---------- Entries shown
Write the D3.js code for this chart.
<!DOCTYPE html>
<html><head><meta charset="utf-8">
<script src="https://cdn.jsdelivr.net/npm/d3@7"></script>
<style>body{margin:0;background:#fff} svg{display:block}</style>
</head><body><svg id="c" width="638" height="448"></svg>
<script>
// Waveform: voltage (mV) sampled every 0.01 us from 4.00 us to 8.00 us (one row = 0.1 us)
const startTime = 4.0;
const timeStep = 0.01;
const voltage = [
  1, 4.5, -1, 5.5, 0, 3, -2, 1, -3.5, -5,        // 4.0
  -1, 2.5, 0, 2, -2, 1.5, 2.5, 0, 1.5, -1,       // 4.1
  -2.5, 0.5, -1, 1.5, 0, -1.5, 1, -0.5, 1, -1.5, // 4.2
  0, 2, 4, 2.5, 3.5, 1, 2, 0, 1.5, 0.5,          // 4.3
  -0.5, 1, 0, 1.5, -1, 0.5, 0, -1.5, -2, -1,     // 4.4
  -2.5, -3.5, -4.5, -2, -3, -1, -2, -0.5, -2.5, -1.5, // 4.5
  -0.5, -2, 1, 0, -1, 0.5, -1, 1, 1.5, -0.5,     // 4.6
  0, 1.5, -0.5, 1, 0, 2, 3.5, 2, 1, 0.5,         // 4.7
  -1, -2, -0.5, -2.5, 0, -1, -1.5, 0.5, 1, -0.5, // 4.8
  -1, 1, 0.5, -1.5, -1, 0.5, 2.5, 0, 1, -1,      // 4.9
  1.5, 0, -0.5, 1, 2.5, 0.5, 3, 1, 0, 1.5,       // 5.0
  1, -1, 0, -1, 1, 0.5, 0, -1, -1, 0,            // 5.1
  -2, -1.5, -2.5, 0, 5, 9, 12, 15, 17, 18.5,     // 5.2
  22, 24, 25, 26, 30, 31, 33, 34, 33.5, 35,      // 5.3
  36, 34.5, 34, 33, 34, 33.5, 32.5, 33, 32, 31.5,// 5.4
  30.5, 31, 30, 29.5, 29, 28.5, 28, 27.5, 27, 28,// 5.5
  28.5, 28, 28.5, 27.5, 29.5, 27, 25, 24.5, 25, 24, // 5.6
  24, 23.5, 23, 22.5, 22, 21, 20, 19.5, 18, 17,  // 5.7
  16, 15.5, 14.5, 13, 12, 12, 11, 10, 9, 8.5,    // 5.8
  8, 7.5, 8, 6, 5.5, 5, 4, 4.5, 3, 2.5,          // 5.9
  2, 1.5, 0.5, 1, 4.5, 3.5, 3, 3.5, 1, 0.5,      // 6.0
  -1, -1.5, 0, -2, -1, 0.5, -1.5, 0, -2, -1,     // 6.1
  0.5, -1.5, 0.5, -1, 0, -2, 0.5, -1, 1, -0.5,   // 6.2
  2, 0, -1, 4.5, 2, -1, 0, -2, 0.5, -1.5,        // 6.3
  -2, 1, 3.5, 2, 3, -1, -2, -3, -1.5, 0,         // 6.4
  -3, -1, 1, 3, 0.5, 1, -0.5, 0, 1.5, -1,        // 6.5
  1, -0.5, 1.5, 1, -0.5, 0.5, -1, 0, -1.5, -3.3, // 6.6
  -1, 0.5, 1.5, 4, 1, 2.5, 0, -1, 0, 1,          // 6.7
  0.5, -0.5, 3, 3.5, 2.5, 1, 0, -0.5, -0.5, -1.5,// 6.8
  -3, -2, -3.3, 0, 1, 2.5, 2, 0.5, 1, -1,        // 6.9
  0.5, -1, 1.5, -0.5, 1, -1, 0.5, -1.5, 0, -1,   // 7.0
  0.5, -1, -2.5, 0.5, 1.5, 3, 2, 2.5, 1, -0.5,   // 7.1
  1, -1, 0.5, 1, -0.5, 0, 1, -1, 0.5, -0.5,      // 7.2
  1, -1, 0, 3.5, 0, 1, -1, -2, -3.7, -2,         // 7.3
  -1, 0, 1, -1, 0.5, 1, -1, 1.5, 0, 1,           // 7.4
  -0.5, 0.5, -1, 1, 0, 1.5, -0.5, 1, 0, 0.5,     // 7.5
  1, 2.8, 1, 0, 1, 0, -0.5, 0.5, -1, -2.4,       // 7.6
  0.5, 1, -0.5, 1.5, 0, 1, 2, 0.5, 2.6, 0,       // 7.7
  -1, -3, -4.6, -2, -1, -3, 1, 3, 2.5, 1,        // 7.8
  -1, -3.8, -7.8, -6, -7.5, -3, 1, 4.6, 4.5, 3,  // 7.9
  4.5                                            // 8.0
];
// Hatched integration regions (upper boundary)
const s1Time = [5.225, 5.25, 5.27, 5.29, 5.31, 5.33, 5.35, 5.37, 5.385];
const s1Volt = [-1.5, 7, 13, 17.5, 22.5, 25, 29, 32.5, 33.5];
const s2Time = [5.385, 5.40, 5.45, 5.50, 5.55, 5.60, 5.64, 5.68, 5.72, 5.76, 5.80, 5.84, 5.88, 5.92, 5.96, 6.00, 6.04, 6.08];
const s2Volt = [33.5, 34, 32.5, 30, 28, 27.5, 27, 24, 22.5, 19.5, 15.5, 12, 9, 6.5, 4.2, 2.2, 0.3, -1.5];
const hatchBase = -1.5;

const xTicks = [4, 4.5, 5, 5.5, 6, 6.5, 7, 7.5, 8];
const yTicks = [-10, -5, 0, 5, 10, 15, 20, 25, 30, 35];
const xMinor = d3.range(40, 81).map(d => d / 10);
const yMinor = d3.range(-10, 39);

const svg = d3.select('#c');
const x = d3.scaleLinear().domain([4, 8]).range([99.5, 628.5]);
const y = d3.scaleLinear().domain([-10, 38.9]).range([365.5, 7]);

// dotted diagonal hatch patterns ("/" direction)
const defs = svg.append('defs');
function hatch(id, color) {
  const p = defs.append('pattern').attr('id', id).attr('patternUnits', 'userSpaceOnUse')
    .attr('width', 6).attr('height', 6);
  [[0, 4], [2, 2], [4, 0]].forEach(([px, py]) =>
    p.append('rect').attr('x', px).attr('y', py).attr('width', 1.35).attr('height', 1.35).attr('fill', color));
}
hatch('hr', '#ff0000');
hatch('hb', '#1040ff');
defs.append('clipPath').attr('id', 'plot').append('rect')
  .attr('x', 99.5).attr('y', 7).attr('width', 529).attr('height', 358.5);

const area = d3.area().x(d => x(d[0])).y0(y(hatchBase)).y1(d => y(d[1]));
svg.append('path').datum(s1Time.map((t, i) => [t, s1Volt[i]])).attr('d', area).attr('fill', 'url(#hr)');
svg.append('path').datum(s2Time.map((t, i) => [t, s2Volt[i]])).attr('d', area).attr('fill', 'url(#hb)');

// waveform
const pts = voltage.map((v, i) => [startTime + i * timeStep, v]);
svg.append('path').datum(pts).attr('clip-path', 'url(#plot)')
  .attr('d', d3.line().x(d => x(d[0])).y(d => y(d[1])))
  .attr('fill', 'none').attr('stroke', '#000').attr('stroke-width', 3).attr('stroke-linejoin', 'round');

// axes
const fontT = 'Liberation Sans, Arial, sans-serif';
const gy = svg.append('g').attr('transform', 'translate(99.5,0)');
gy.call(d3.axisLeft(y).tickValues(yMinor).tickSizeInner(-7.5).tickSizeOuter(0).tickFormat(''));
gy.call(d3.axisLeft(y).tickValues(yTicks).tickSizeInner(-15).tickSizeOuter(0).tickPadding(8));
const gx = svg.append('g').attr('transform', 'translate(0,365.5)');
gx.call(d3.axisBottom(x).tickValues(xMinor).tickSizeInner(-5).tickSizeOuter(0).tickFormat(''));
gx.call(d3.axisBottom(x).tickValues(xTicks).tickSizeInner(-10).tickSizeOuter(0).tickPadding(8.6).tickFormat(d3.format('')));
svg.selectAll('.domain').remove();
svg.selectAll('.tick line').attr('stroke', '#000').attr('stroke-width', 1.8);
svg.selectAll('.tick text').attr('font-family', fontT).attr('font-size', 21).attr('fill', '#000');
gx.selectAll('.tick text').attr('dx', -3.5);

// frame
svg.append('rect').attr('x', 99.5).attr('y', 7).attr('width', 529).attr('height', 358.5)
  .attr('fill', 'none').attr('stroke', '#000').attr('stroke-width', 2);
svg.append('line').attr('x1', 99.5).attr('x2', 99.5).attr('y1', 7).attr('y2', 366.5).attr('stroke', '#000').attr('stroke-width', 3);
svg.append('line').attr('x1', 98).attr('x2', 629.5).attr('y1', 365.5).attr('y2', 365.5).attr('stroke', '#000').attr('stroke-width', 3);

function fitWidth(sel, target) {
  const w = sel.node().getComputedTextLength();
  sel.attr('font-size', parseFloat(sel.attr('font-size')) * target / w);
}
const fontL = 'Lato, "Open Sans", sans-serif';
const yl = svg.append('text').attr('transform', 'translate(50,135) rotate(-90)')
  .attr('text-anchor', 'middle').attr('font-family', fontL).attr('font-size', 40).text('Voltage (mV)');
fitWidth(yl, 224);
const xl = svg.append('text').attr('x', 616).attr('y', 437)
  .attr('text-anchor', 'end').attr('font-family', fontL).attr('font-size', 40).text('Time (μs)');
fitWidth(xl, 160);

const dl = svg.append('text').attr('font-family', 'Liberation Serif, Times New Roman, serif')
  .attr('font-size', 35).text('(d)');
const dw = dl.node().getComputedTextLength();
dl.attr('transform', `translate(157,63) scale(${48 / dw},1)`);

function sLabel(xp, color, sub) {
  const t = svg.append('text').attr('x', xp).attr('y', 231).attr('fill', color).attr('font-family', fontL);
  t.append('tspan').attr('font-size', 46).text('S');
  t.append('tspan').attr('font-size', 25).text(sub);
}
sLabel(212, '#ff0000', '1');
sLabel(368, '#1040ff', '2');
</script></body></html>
--------------------
---------- Entries shown
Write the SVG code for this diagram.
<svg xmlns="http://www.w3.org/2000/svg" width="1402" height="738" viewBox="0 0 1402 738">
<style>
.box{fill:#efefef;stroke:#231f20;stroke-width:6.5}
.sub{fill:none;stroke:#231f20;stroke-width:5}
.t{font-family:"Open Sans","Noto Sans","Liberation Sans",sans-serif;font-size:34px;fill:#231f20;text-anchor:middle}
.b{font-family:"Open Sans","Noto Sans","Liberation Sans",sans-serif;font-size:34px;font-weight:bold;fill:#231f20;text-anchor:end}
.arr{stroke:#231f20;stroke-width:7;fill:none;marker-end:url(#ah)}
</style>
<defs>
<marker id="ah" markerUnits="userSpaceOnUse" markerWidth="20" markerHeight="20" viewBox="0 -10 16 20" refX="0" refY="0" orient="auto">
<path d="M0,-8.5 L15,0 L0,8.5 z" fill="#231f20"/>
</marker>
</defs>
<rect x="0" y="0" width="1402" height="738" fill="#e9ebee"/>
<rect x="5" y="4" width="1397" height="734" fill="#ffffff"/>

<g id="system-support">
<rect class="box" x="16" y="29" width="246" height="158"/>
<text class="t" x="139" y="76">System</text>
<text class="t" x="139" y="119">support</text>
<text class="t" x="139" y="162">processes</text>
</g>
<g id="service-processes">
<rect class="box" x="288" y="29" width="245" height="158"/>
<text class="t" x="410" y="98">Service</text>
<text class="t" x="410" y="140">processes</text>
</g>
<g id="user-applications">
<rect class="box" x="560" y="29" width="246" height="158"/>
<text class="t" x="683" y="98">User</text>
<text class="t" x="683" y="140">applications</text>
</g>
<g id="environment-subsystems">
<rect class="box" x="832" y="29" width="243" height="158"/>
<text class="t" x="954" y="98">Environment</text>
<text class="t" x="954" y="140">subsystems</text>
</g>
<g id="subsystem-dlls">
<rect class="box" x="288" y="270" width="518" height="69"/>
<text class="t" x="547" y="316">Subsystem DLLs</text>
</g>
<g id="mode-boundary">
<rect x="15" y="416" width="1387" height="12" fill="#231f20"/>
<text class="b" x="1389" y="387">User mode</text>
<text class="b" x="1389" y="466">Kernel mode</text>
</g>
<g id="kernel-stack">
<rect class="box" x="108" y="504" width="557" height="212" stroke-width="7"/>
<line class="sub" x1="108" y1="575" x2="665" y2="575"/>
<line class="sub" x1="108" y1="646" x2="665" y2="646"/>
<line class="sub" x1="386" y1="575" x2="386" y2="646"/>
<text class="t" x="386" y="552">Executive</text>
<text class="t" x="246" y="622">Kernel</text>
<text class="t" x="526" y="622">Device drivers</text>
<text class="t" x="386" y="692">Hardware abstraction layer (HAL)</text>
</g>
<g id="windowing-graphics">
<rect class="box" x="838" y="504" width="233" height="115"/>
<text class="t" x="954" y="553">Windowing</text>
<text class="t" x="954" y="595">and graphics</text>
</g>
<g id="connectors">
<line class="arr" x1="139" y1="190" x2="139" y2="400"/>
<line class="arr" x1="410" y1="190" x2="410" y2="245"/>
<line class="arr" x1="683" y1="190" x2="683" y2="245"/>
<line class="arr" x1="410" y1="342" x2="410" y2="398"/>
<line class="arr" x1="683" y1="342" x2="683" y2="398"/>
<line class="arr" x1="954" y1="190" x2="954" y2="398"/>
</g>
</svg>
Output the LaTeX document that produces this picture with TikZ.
--------------------
---------- Entries shown
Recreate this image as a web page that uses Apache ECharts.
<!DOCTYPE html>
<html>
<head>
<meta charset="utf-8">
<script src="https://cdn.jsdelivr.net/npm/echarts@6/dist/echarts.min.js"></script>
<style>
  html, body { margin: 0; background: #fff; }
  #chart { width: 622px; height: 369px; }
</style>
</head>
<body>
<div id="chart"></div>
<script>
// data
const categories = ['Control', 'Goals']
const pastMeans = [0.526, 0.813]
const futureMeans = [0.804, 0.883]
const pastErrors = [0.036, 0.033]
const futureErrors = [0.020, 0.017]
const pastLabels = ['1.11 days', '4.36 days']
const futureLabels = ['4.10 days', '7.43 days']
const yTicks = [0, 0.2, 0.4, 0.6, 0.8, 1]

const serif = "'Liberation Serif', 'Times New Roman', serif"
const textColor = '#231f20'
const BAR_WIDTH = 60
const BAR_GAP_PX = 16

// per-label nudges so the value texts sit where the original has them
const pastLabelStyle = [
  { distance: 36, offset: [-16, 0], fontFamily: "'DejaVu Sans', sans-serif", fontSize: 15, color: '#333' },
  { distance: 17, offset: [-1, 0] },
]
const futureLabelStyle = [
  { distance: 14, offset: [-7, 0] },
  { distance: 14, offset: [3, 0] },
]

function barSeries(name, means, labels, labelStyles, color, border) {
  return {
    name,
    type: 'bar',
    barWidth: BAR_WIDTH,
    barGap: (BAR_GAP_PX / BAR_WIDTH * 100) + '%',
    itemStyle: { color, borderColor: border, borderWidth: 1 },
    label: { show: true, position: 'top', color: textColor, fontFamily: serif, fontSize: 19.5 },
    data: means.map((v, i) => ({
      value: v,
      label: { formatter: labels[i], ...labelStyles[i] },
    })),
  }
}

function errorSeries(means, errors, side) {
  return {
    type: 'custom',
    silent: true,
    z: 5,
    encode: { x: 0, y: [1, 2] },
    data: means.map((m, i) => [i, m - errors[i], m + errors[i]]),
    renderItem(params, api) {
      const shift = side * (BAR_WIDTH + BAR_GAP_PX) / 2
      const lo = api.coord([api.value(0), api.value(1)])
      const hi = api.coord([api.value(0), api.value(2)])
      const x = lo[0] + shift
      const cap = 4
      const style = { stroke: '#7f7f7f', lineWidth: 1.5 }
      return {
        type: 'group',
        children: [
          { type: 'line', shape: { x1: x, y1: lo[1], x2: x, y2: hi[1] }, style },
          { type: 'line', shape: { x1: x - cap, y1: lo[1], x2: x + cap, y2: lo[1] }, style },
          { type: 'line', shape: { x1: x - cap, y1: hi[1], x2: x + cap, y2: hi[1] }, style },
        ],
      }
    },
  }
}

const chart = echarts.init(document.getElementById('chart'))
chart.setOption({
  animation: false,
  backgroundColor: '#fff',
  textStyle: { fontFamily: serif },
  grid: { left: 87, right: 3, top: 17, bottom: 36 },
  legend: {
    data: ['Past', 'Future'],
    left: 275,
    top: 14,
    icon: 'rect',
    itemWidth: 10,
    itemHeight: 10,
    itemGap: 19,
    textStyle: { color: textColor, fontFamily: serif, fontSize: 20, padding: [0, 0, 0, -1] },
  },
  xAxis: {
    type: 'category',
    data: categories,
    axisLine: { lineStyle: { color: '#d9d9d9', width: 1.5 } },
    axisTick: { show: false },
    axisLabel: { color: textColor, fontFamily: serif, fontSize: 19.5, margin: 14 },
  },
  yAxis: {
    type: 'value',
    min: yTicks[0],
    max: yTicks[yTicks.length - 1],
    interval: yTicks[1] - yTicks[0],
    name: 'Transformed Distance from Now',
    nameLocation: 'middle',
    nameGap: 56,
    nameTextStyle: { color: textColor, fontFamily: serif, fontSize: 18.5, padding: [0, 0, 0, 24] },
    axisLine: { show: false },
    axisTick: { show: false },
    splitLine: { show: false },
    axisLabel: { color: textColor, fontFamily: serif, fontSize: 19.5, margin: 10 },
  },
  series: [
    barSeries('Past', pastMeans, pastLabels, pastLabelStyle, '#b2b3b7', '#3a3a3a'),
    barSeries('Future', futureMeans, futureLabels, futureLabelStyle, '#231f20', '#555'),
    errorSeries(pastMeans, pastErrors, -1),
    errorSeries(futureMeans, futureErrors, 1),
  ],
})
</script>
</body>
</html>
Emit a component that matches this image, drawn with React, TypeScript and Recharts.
--------------------
§ The task: Show all lines from the data above in which the word "with" appears.

§ Solution to this problem:
Output the LaTeX document that produces this picture with TikZ.
Emit a component that matches this image, drawn with React, TypeScript and Recharts.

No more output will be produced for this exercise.